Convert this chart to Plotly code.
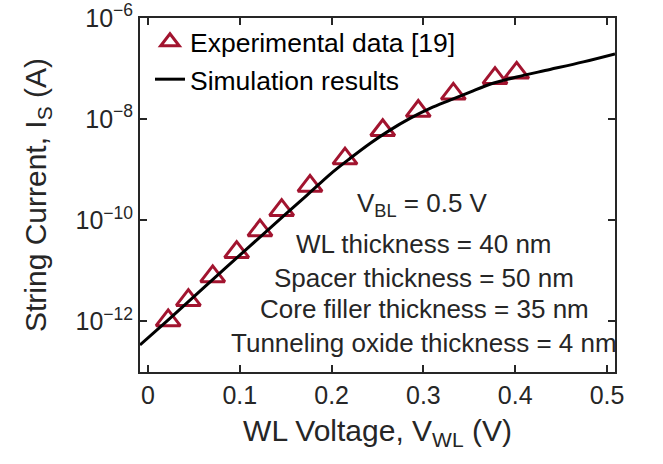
import plotly.graph_objects as go

exp_v = [0.022, 0.044, 0.0705, 0.0966, 0.122, 0.1456, 0.1765, 0.2146, 0.2557, 0.2944, 0.3326, 0.378, 0.4016]
exp_logi = [-11.98, -11.58, -11.11, -10.63, -10.20, -9.80, -9.32, -8.78, -8.22, -7.84, -7.50, -7.19, -7.085]
exp_i = [10 ** v for v in exp_logi]

# Simulation curve
sim_v = [-0.0087, 0.0218, 0.0566, 0.111, 0.1508, 0.1765, 0.1983, 0.2200, 0.2418, 0.2636, 0.2854,
         0.3072, 0.3290, 0.3508, 0.3725, 0.4016, 0.4379, 0.4742, 0.5087]
sim_logi = [-12.466, -11.972, -11.40, -10.51, -9.864, -9.45, -9.09, -8.777, -8.48, -8.217, -7.986,
            -7.789, -7.625, -7.465, -7.31, -7.165, -7.018, -6.868, -6.71]
sim_i = [10 ** v for v in sim_logi]

x_ticks = [0, 0.1, 0.2, 0.3, 0.4, 0.5]
x_ticktext = ["0", "0.1", "0.2", "0.3", "0.4", "0.5"]
y_ticks = [1e-12, 1e-10, 1e-8, 1e-6]
y_ticktext = ["10<sup>\u221212</sup>", "10<sup>\u221210</sup>", "10<sup>\u22128</sup>", "10<sup>\u22126</sup>"]

notes = [
    "V<sub>BL</sub> = 0.5 V",
    "WL thickness = 40 nm",
    "Spacer thickness = 50 nm",
    "Core filler thickness = 35 nm",
    "Tunneling oxide thickness = 4 nm",
]

FONT = "Liberation Sans, Arial, Helvetica, sans-serif"
TXT = "#262626"
RED = "#A2142F"

fig = go.Figure()
fig.add_trace(go.Scatter(
    x=exp_v, y=exp_i, mode="markers", name="Experimental data [19]",
    marker=dict(symbol="triangle-up-open", size=21, color=RED, line=dict(width=3, color=RED)),
))
fig.add_trace(go.Scatter(
    x=sim_v, y=sim_i, mode="lines", name="Simulation results",
    line=dict(color="black", width=3, shape="spline", smoothing=1.0),
))

# Plot area: left 140, right 615, top 17.5, bottom 372 (px of 663x464)
W, H = 663, 464
L, R, T, B = 140, 615, 17.5, 372

note_x = [422, 424, 424, 424, 424]
note_y = [204, 244, 277.5, 309, 342.5]
for txt, nx, ny in zip(notes, note_x, note_y):
    fig.add_annotation(
        text=txt, xref="paper", yref="paper",
        x=(nx - L) / (R - L), y=(B - ny) / (B - T),
        xanchor="center", yanchor="middle", showarrow=False,
        font=dict(family=FONT, size=26, color=TXT),
    )

fig.update_layout(
    width=W, height=H,
    margin=dict(l=L, r=W - R, t=T, b=H - B, pad=0, autoexpand=False),
    paper_bgcolor="white", plot_bgcolor="white",
    font=dict(family=FONT, size=25, color=TXT),
    showlegend=True,
    legend=dict(
        x=0.021, y=1.0, xanchor="left", yanchor="top",
        bgcolor="rgba(0,0,0,0)", borderwidth=0,
        font=dict(family=FONT, size=26.5, color="black"),
        itemwidth=30, tracegroupgap=0,
    ),
)
fig.update_xaxes(
    range=[-0.0087, 0.5087], tickvals=x_ticks, ticktext=x_ticktext,
    ticks="inside", ticklen=7, tickwidth=1.5, tickcolor=TXT,
    showline=True, linecolor=TXT, linewidth=2, mirror="ticks",
    showgrid=False, zeroline=False, automargin=False,
    tickfont=dict(family=FONT, size=25, color=TXT),
    title=dict(text="WL Voltage, V<sub>WL</sub> (V)", font=dict(family=FONT, size=30, color=TXT), standoff=12),
)
fig.update_yaxes(
    type="log", range=[-13, -6], tickvals=y_ticks, ticktext=y_ticktext,
    ticks="inside", ticklen=7, tickwidth=1.5, tickcolor=TXT,
    showline=True, linecolor=TXT, linewidth=2, mirror="ticks",
    showgrid=False, zeroline=False, automargin=True,
    tickfont=dict(family=FONT, size=25, color=TXT),
    title=dict(text="String Current, I<sub>S</sub> (A)", font=dict(family=FONT, size=30, color=TXT), standoff=20),
)

fig.write_html("out.html")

------------------------------------------------

## Set exercise
Up to and including the line with "L, R, T, B = 140, 615, 17.5, 372", copy the data above from its first line. Skip pictures.

## Answer to this problem
Convert this chart to Plotly code.
import plotly.graph_objects as go

exp_v = [0.022, 0.044, 0.0705, 0.0966, 0.122, 0.1456, 0.1765, 0.2146, 0.2557, 0.2944, 0.3326, 0.378, 0.4016]
exp_logi = [-11.98, -11.58, -11.11, -10.63, -10.20, -9.80, -9.32, -8.78, -8.22, -7.84, -7.50, -7.19, -7.085]
exp_i = [10 ** v for v in exp_logi]

# Simulation curve
sim_v = [-0.0087, 0.0218, 0.0566, 0.111, 0.1508, 0.1765, 0.1983, 0.2200, 0.2418, 0.2636, 0.2854,
         0.3072, 0.3290, 0.3508, 0.3725, 0.4016, 0.4379, 0.4742, 0.5087]
sim_logi = [-12.466, -11.972, -11.40, -10.51, -9.864, -9.45, -9.09, -8.777, -8.48, -8.217, -7.986,
            -7.789, -7.625, -7.465, -7.31, -7.165, -7.018, -6.868, -6.71]
sim_i = [10 ** v for v in sim_logi]

x_ticks = [0, 0.1, 0.2, 0.3, 0.4, 0.5]
x_ticktext = ["0", "0.1", "0.2", "0.3", "0.4", "0.5"]
y_ticks = [1e-12, 1e-10, 1e-8, 1e-6]
y_ticktext = ["10<sup>\u221212</sup>", "10<sup>\u221210</sup>", "10<sup>\u22128</sup>", "10<sup>\u22126</sup>"]

notes = [
    "V<sub>BL</sub> = 0.5 V",
    "WL thickness = 40 nm",
    "Spacer thickness = 50 nm",
    "Core filler thickness = 35 nm",
    "Tunneling oxide thickness = 4 nm",
]

FONT = "Liberation Sans, Arial, Helvetica, sans-serif"
TXT = "#262626"
RED = "#A2142F"

fig = go.Figure()
fig.add_trace(go.Scatter(
    x=exp_v, y=exp_i, mode="markers", name="Experimental data [19]",
    marker=dict(symbol="triangle-up-open", size=21, color=RED, line=dict(width=3, color=RED)),
))
fig.add_trace(go.Scatter(
    x=sim_v, y=sim_i, mode="lines", name="Simulation results",
    line=dict(color="black", width=3, shape="spline", smoothing=1.0),
))

# Plot area: left 140, right 615, top 17.5, bottom 372 (px of 663x464)
W, H = 663, 464
L, R, T, B = 140, 615, 17.5, 372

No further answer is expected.